The education the public/government school purveyors provide should not be emulated. It should be eradicated. Public/government school purveyors can see the success of parental instruction. They see the numbers of parents who are instructing their children continue to grow. They see an ever-increasing threat to their existence. They see that parents with no formal teaching credentials are raising and educating children in a far better manner than people who claim expertise in the field of education. This is precisely why organizations like the National Education Association and their affiliates are so squarely opposed to homeschooling. They need to maintain control over parents to stem the tide of a mass exodus from the public schools. They seek to maintain this control by manipulating the minds of parents and of government leaders. The public/government school purveyors have been successful so far at this. They have succeeded in convincing government leaders into adopting laws that require parents to show “equivalent instruction”. For the most part, they have succeeded in convincing parents that their argument about “equivalent instruction” is a valid one. Parents have fought the adoption of laws requiring “equivalent instruction”, but have not fought the basic premise behind the laws.
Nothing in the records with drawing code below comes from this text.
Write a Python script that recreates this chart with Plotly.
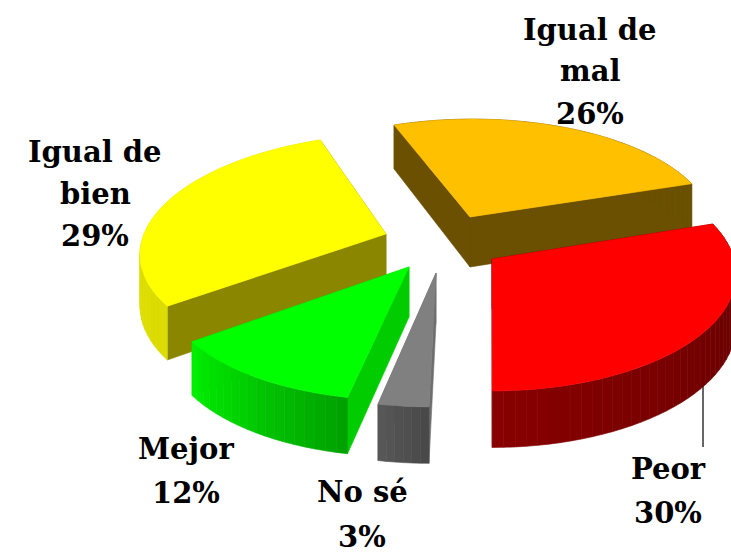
import math
import plotly.graph_objects as go

# ---- data ----
categories = ["Peor", "Igual de mal", "Igual de bien", "Mejor", "No sé"]
label_lines = [["Peor"], ["Igual de", "mal"], ["Igual de", "bien"], ["Mejor"], ["No sé"]]
values = [30, 26, 29, 12, 3]

# ---- styling / layout constants ----
W, H = 731, 554
top_colors = ["#FF0000", "#FFC000", "#FFFF00", "#00FF00", "#808080"]
cut_colors = ["#640000", "#6A5000", "#8A8600", "#00CC00", "#6E6E6E"]
side_from = ["#880000", "#6A5000", "#E2E200", "#00F000", "#585858"]
side_to = ["#5E0000", "#6A5000", "#DCDC00", "#00A000", "#484848"]
apex = [(492, 259), (470, 217), (386, 234), (409, 267), (436, 273)]
draw_order = [1, 2, 0, 3, 4]
label_pos = [
    [(668, 469), (668, 513)],
    [(590, 30), (590, 71), (590, 114)],
    [(95, 152), (95, 194), (95, 236)],
    [(186, 449), (186, 493)],
    [(362, 492), (362, 537)],
]
RX, RY, DEPTH, PERSP, CX, CY = 242, 110, 50, 0.13, 490, 200
FONT = "DejaVu Serif"
FONT_SIZE = 29


def project(ax, ay, t, r=1.0, z=0.0):
    u, v = r * math.sin(t), r * math.cos(t)
    s = 1 + PERSP * v
    return (CX + (ax - CX + RX * u) * s, CY + (ay - CY + RY * v + DEPTH * z) * s)


def mix(c1, c2, f):
    a = [int(c1[i:i + 2], 16) for i in (1, 3, 5)]
    b = [int(c2[i:i + 2], 16) for i in (1, 3, 5)]
    return "rgb(%d,%d,%d)" % tuple(round(p + (q - p) * f) for p, q in zip(a, b))


def poly(points, color):
    xs = [p[0] for p in points] + [points[0][0]]
    ys = [p[1] for p in points] + [points[0][1]]
    return go.Scatter(x=xs, y=ys, mode="lines", fill="toself", fillcolor=color,
                      line=dict(color=color, width=0.6), hoverinfo="skip", showlegend=False)


fig = go.Figure()
# leader line of the "Peor" label
fig.add_trace(go.Scatter(x=[703, 703], y=[380, 447], mode="lines",
                         line=dict(color="#333333", width=1.5), hoverinfo="skip", showlegend=False))

total = sum(values)
starts, acc = [], 0
for v in values:
    starts.append(acc)
    acc += v

for i in draw_order:
    ax, ay = apex[i]
    t0 = 2 * math.pi * starts[i] / total
    t1 = 2 * math.pi * (starts[i] + values[i]) / total
    n = max(6, int(values[i] * 1.5))
    ts = [t0 + (t1 - t0) * k / n for k in range(n + 1)]
    # cut faces
    for t in (t0, t1):
        fig.add_trace(poly([project(ax, ay, t, 0), project(ax, ay, t, 1),
                            project(ax, ay, t, 1, 1), project(ax, ay, t, 0, 1)], cut_colors[i]))
    # outer rim in narrow strips so the shading changes along it
    for k in range(n):
        col = mix(side_from[i], side_to[i], (k + 0.5) / n)
        fig.add_trace(poly([project(ax, ay, ts[k]), project(ax, ay, ts[k + 1]),
                            project(ax, ay, ts[k + 1], 1, 1), project(ax, ay, ts[k], 1, 1)], col))
    # top face
    fig.add_trace(poly([project(ax, ay, t0, 0)] + [project(ax, ay, t) for t in ts], top_colors[i]))

annotations = []
for i, lines in enumerate(label_lines):
    texts = lines + [f"{values[i]}%"]
    for text, (x, y) in zip(texts, label_pos[i]):
        annotations.append(dict(x=x, y=y, xref="x", yref="y", text=f"<b>{text}</b>", showarrow=False,
                                xanchor="center", yanchor="middle",
                                font=dict(family=FONT, size=FONT_SIZE, color="black")))

fig.update_layout(
    width=W, height=H, margin=dict(l=0, r=0, t=0, b=0),
    paper_bgcolor="white", plot_bgcolor="white", showlegend=False,
    xaxis=dict(range=[0, W], visible=False, fixedrange=True),
    yaxis=dict(range=[H, 0], visible=False, fixedrange=True),
    annotations=annotations,
)
fig.write_html("out.html", post_script="document.body.style.margin='0';document.body.style.overflow='hidden';",
               config={"displayModeBar": False})
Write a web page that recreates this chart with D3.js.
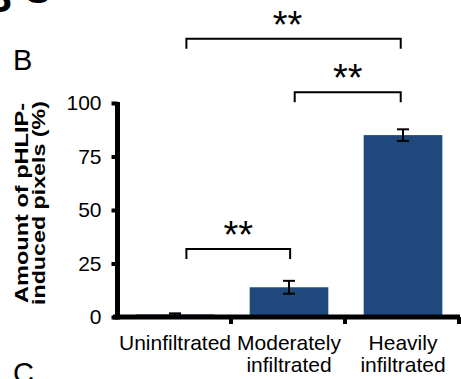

The premise is false. Public/Government school instruction is not superior. Public/Government school instruction is far inferior to that individualized flexible instruction a parent is able to provide. Why, then, should parents who are providing superior instruction be compelled to forsake the superior instruction in order to provide the inferior “equivalent instruction” of a public school?

If your state law requires you to show “equivalent instruction”, work as hard as you can to get it changed. Tell your legislators that you don’t want to be forced to provide inferior instruction to your child. Let them know that the concept of “equivalent education” is a myth.